MOVIES: Believer - Review [Fantasia 2018]
26 Jul 2018
BH Movies ReviewsThe Fantasia International Film Festival has often played host to some of the best action films from across the globe, and this year's annual event is no exception. Among the cream of the crop is Believer, director Lee Hae-young's ultra-stylized remake of the 2012 Johnnie To film Drug War. Exchanging gritty environments for often lavish setpieces and boasting a restructured final act, this tale of a narcotics detective and his obsession with an enigmatic drug lord is violent, disturbing and immensely captivating.
After the brutal death of an underage informant, Detective Jo Won-Ho (Cho Jin-woong) is nearly pushed over the edge in his dogged pursuit of the anonymous crime boss known only as "Mr. Lee." But the young girl's death is only the beginning, and soon more and more of Lee's associates are taken out in particularly gruesome fashion. A warehouse explosion meant to obscure evidence leaves one employee alive: Rak (Ryu Jun-yeol), whose meteoric rise through the ranks of Lee's organization positions him as the perfect candidate for an undercover operation to expose the man at the top of the food chain.
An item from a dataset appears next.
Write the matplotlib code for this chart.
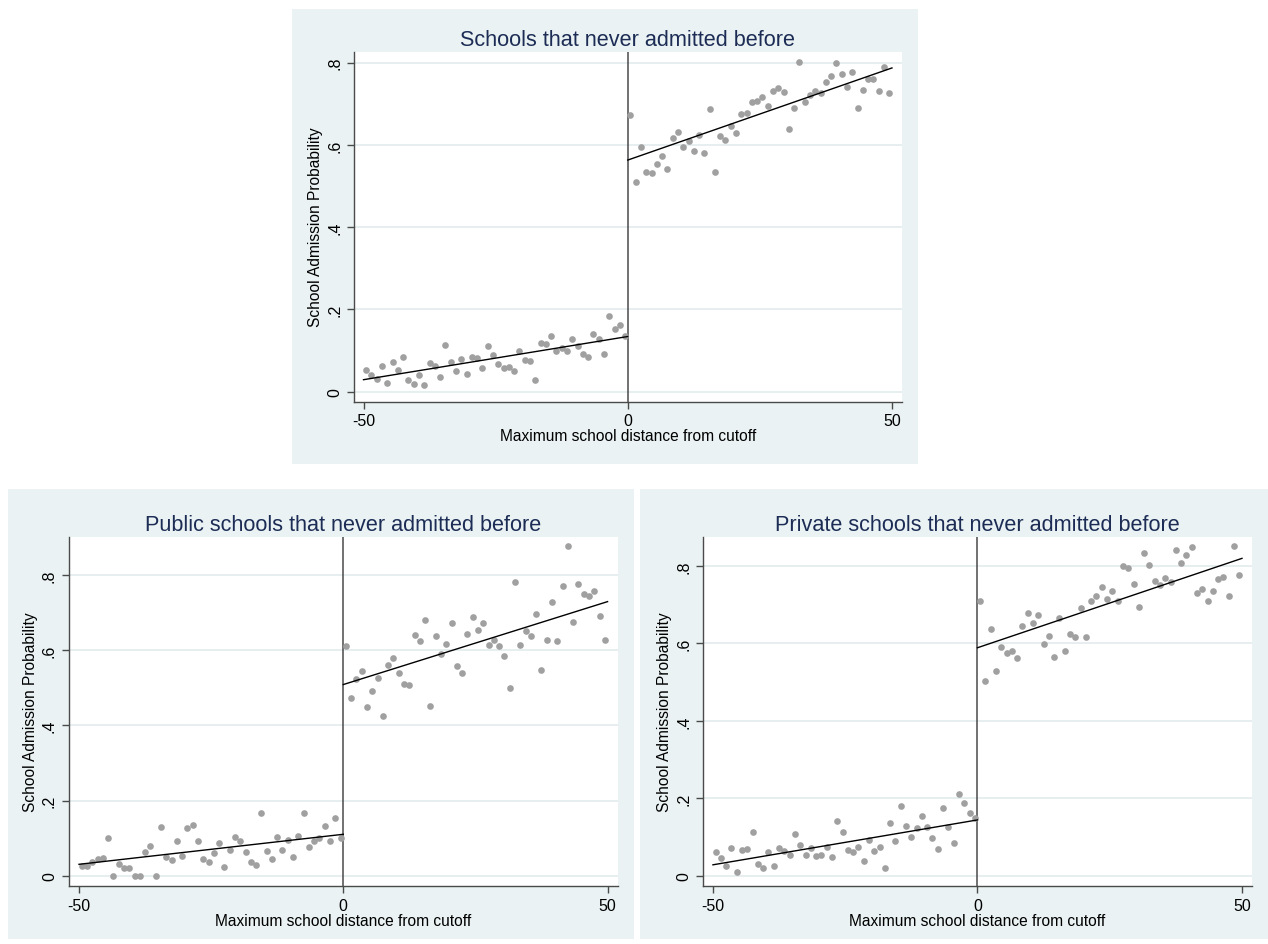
import numpy as np
from matplotlib import pyplot as plt
from matplotlib.patches import Rectangle

plt.rcParams['font.family'] = ['Liberation Sans', 'DejaVu Sans']

# bin centres of the running variable (one bin per unit)
x_left = np.arange(-49.5, 0, 1.0)
x_right = np.arange(0.5, 50, 1.0)

# all schools that never admitted before
all_left = [0.052, 0.041, 0.030, 0.062, 0.022, 0.071, 0.053, 0.085, 0.029, 0.019,
            0.040, 0.016, 0.070, 0.063, 0.036, 0.114, 0.071, 0.051, 0.079, 0.044,
            0.083, 0.081, 0.058, 0.112, 0.088, 0.066, 0.058, 0.061, 0.049, 0.098,
            0.078, 0.074, 0.028, 0.118, 0.115, 0.136, 0.099, 0.105, 0.099, 0.127,
            0.112, 0.092, 0.083, 0.139, 0.127, 0.092, 0.184, 0.153, 0.162, 0.136]
all_right = [0.673, 0.509, 0.596, 0.535, 0.531, 0.554, 0.573, 0.542, 0.617, 0.632,
             0.595, 0.609, 0.584, 0.624, 0.580, 0.688, 0.535, 0.622, 0.613, 0.647,
             0.630, 0.674, 0.677, 0.704, 0.706, 0.717, 0.695, 0.731, 0.739, 0.728,
             0.639, 0.690, 0.802, 0.703, 0.722, 0.732, 0.725, 0.752, 0.767, 0.800,
             0.772, 0.741, 0.778, 0.690, 0.734, 0.759, 0.759, 0.732, 0.789, 0.726]
all_fit_left = [0.029, 0.134]
all_fit_right = [0.563, 0.787]

# public schools
pub_left = [0.026, 0.026, 0.037, 0.044, 0.048, 0.099, 0.000, 0.032, 0.020, 0.020,
            0.000, 0.000, 0.064, 0.079, 0.000, 0.130, 0.049, 0.042, 0.091, 0.051,
            0.128, 0.136, 0.093, 0.045, 0.037, 0.061, 0.087, 0.024, 0.069, 0.104,
            0.091, 0.062, 0.036, 0.029, 0.167, 0.066, 0.045, 0.104, 0.067, 0.094,
            0.050, 0.105, 0.167, 0.075, 0.093, 0.099, 0.133, 0.093, 0.154, 0.101]
pub_right = [0.611, 0.472, 0.523, 0.544, 0.448, 0.491, 0.526, 0.425, 0.560, 0.581,
             0.541, 0.511, 0.509, 0.641, 0.625, 0.680, 0.451, 0.639, 0.590, 0.616,
             0.674, 0.558, 0.539, 0.645, 0.688, 0.654, 0.674, 0.614, 0.628, 0.613,
             0.586, 0.500, 0.783, 0.614, 0.653, 0.638, 0.698, 0.549, 0.629, 0.730,
             0.625, 0.772, 0.879, 0.676, 0.778, 0.750, 0.744, 0.759, 0.693, 0.628]
pub_fit_left = [0.030, 0.110]
pub_fit_right = [0.509, 0.730]

# private schools
priv_left = [0.062, 0.046, 0.024, 0.071, 0.010, 0.067, 0.068, 0.114, 0.031, 0.019,
             0.060, 0.025, 0.072, 0.063, 0.053, 0.107, 0.080, 0.054, 0.071, 0.050,
             0.054, 0.073, 0.047, 0.140, 0.113, 0.067, 0.062, 0.073, 0.039, 0.092,
             0.063, 0.074, 0.021, 0.137, 0.089, 0.179, 0.129, 0.101, 0.122, 0.153,
             0.126, 0.096, 0.069, 0.175, 0.126, 0.084, 0.210, 0.188, 0.161, 0.149]
priv_right = [0.710, 0.504, 0.638, 0.530, 0.590, 0.575, 0.581, 0.562, 0.645, 0.680,
              0.654, 0.673, 0.599, 0.619, 0.565, 0.667, 0.580, 0.624, 0.617, 0.691,
              0.616, 0.710, 0.724, 0.747, 0.716, 0.736, 0.710, 0.801, 0.795, 0.755,
              0.694, 0.835, 0.804, 0.761, 0.751, 0.768, 0.760, 0.842, 0.807, 0.828,
              0.849, 0.730, 0.742, 0.710, 0.735, 0.766, 0.773, 0.723, 0.853, 0.778]
priv_fit_left = [0.028, 0.144]
priv_fit_right = [0.589, 0.820]

y_ticks = [0, 0.2, 0.4, 0.6, 0.8]
y_ticklabels = ["0", ".2", ".4", ".6", ".8"]
x_ticks = [-50, 0, 50]

W, H = 1268, 945
bg = "#EAF2F3"
title_col = "#1C2C55"
dot_col = "#A0A0A0"
axis_col = "#4A4A4A"

fig = plt.figure(figsize=(W / 100, H / 100), dpi=100)


def px_box(x0, y0, x1, y1):
    # pixel box (top-left origin) -> figure fraction [left, bottom, width, height]
    return [x0 / W, 1 - y1 / H, (x1 - x0) / W, (y1 - y0) / H]


def panel(box, axbox, title, left, right, fit_l, fit_r, ylim, xlim):
    b = px_box(*box)
    fig.add_artist(Rectangle((b[0], b[1]), b[2], b[3], transform=fig.transFigure,
                             facecolor=bg, edgecolor="none", zorder=0))
    ax = fig.add_axes(px_box(*axbox))
    ax.set_facecolor("white")
    for y in y_ticks:
        ax.axhline(y, color="#E4EDEF", lw=1.3, zorder=1)
    ax.axvline(0, color=axis_col, lw=1.1, zorder=2)
    ax.plot(x_left, left, "o", color=dot_col, markersize=4.8, markeredgewidth=0, zorder=3)
    ax.plot(x_right, right, "o", color=dot_col, markersize=4.8, markeredgewidth=0, zorder=3)
    ax.plot([-50, 0], fit_l, "-", color="black", lw=1.0, zorder=4)
    ax.plot([0, 50], fit_r, "-", color="black", lw=1.0, zorder=4)

    ax.set_xlim(*xlim)
    ax.set_ylim(*ylim)
    ax.set_xticks(x_ticks)
    ax.set_xticklabels(["-50", "0", "50"])
    ax.set_yticks(y_ticks)
    ax.set_yticklabels(y_ticklabels, rotation=90, va="center")
    ax.tick_params(colors=axis_col, labelcolor="black", labelsize=11.5, length=5, width=1.0)
    for s in ["top", "right"]:
        ax.spines[s].set_visible(False)
    for s in ["left", "bottom"]:
        ax.spines[s].set_color(axis_col)
        ax.spines[s].set_linewidth(1.0)
    ax.set_xlabel("Maximum school distance from cutoff", fontsize=11.2, labelpad=0)
    ax.set_ylabel("School Admission Probability", fontsize=11.2, labelpad=3)
    ax.set_title(title, fontsize=15.6, color=title_col, pad=5)
    return ax


panel((292, 10, 918, 465), (354, 52.5, 902, 402.5), "Schools that never admitted before",
      all_left, all_right, all_fit_left, all_fit_right, (-0.024, 0.827), (-51.8, 51.9))
panel((8, 490, 634, 940), (68.7, 537.7, 617.6, 886.7), "Public schools that never admitted before",
      pub_left, pub_right, pub_fit_left, pub_fit_right, (-0.027, 0.903), (-51.95, 51.9))
panel((640, 490, 1268, 940), (702.9, 537.7, 1251.5, 886.7), "Private schools that never admitted before",
      priv_left, priv_right, priv_fit_left, priv_fit_right, (-0.026, 0.876), (-51.9, 51.8))

plt.savefig("out.png", dpi=100)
While Lee Hae-young packs plenty of memorable moments into his frenetic remake, Believer's best sequence is lifted almost part-and-parcel from the original version: an insanely complex double deception, where Won-Ho must pose as one of the organization's top lieutenants to broker a deal with a deranged Chinese-Korean gangster (Kim Joo-hyuk, who died tragically shortly after production), and then impersonate the drug-fueled crime boss in order to meet with Lee's actual buyer only a short time later. The mounting tension during both encounters is almost exhausting to endure, and Cho Jin-woong's performance is absolutely stellar as he shifts between these two wildly diverse personas.
Not to be outdone, Ryu Jun-yeol is equally great as the quiet and stoic Rak, with his best work coming during a handful of brilliant scenes shared with a deaf-mute pair of siblings who also happen to be the best drug manufacturers around. The profanity-laced sign language in these moments provides Believer with some much-appreciated levity amidst an otherwise grim saga that's frequently punctuated by chaotic violence, such as a lengthy shootout in a hotel suite or a vicious brawl preceded by the arrival of a severed arm clutching a cell phone, wheeled in on a room service tray.
Die-hard fans of the original film may be put off by the notably larger scope and multiple diversions from the source material, but there's no denying that Believer not only offers the requisite firearms and fisticuffs demanded by the genre, but also arrives with some major surprises and numerous top-notch performances, all packed into a consistently exciting and thrilling package.